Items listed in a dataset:
--- Begin ---
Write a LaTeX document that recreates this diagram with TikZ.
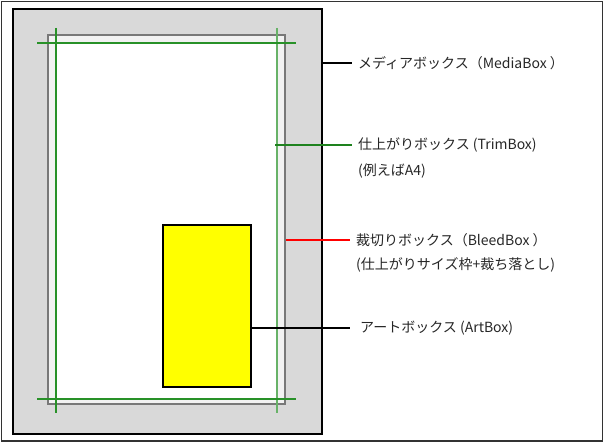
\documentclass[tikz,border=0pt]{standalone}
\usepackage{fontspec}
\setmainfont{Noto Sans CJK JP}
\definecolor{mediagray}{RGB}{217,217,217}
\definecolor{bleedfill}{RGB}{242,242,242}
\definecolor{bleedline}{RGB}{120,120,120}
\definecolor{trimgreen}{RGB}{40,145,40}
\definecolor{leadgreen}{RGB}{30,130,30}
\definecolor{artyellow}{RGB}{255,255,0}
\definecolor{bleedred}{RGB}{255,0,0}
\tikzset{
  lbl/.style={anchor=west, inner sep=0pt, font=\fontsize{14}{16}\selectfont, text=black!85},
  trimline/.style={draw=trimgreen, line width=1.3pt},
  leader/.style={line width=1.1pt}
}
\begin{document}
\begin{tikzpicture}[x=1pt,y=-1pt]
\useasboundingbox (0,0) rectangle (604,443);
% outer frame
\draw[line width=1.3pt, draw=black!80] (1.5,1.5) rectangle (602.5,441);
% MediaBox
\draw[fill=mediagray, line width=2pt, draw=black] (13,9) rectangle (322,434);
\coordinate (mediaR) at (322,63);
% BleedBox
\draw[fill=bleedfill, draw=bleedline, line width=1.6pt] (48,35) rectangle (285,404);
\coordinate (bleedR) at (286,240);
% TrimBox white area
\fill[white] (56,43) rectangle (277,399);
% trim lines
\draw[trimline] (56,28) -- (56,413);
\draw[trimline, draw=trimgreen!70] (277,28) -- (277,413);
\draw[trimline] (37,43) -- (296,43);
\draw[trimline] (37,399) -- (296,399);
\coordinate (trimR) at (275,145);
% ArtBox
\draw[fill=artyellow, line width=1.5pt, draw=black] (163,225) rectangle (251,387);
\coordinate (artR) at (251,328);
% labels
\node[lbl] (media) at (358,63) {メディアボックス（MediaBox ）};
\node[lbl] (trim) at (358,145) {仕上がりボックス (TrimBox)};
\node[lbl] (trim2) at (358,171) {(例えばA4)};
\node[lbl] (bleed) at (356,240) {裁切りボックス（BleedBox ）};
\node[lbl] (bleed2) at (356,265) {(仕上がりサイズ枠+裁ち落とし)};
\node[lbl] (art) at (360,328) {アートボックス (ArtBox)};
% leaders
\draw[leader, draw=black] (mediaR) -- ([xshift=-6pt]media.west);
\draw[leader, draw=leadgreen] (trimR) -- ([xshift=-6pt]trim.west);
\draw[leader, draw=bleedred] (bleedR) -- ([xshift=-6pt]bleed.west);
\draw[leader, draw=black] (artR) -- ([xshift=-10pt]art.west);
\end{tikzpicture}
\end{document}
--- End ---
--- Begin ---
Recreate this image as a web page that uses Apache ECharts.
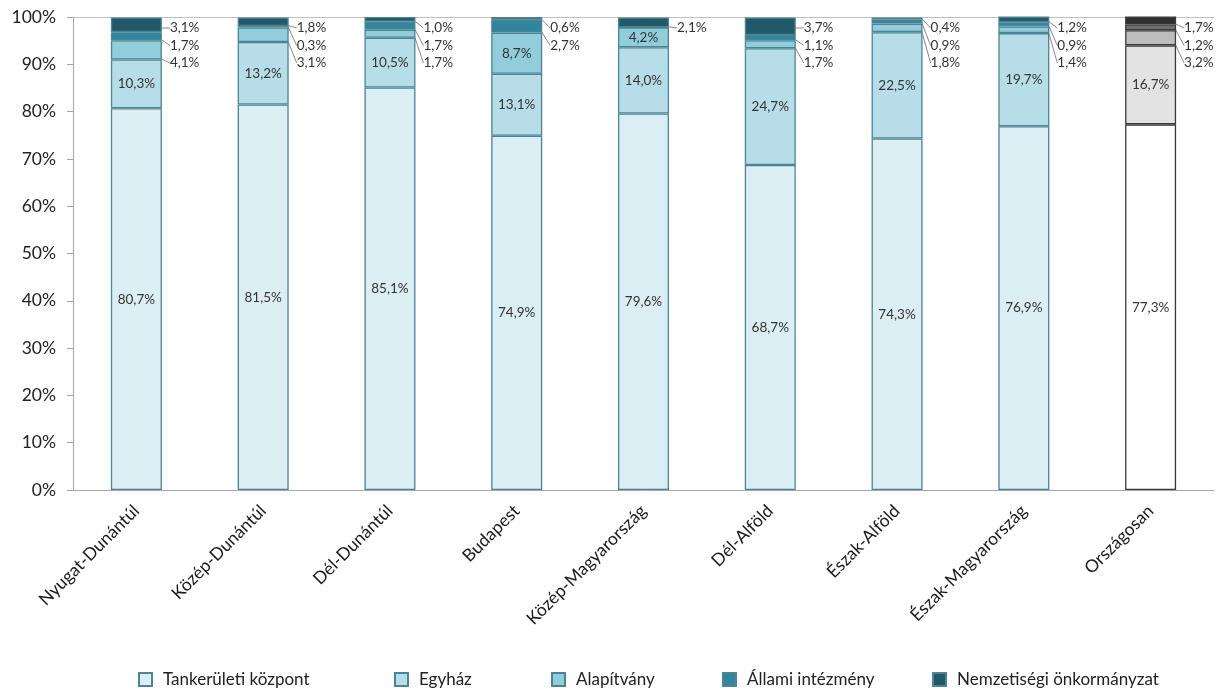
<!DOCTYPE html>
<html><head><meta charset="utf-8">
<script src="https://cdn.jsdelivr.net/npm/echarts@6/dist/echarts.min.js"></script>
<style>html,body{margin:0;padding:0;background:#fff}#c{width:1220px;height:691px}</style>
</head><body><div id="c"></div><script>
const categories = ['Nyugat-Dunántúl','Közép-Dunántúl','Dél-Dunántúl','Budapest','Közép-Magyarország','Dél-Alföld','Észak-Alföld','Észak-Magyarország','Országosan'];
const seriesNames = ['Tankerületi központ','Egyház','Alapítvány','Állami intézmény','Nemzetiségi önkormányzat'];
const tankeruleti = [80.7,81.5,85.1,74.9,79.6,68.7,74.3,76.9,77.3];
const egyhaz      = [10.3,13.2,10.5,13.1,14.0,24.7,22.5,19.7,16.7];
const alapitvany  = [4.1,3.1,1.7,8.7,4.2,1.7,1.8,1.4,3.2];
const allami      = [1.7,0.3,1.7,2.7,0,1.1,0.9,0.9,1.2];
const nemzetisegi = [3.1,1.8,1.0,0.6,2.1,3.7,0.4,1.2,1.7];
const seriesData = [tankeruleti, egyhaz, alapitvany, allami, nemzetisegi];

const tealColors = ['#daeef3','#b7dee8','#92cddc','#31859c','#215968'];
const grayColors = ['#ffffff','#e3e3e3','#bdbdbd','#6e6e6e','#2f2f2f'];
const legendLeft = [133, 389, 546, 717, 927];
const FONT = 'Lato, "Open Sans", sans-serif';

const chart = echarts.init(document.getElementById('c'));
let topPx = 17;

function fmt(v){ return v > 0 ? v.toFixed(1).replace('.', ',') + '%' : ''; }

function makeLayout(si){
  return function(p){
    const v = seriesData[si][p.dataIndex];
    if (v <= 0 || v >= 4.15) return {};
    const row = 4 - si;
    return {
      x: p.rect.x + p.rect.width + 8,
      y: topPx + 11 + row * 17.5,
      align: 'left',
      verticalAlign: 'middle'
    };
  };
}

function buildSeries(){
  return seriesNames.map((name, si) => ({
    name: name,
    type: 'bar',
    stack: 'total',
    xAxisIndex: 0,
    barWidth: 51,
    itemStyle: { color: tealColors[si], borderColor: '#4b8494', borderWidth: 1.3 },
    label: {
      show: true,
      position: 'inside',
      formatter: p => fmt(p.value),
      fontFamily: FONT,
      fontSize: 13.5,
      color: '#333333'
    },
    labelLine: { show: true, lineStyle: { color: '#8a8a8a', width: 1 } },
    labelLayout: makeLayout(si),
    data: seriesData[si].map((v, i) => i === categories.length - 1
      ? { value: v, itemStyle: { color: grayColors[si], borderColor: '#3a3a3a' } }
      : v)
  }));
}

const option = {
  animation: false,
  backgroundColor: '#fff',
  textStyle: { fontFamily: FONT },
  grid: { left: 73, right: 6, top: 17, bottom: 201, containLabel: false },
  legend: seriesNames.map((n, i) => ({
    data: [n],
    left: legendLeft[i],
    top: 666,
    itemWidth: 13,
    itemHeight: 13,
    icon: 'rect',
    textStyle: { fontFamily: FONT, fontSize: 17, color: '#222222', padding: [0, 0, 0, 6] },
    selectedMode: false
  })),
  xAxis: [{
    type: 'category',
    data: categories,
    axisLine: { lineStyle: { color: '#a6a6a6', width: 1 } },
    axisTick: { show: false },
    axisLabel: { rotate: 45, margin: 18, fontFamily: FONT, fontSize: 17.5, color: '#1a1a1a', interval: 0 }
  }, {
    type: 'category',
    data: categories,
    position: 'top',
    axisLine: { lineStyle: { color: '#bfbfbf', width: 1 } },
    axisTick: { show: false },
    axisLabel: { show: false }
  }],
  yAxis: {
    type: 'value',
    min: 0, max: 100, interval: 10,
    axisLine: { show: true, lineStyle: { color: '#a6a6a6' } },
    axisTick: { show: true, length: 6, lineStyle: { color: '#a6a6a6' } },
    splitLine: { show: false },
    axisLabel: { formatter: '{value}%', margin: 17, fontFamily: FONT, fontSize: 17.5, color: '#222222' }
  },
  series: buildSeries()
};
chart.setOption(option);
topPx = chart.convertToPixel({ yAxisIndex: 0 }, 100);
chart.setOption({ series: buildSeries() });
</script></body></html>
--- End ---
- _REQUIREMENT_:
Pull every line containing "that" from the data.

- _RESPONSE FOR THIS EXERCISE_:
Write a LaTeX document that recreates this diagram with TikZ.
Recreate this image as a web page that uses Apache ECharts.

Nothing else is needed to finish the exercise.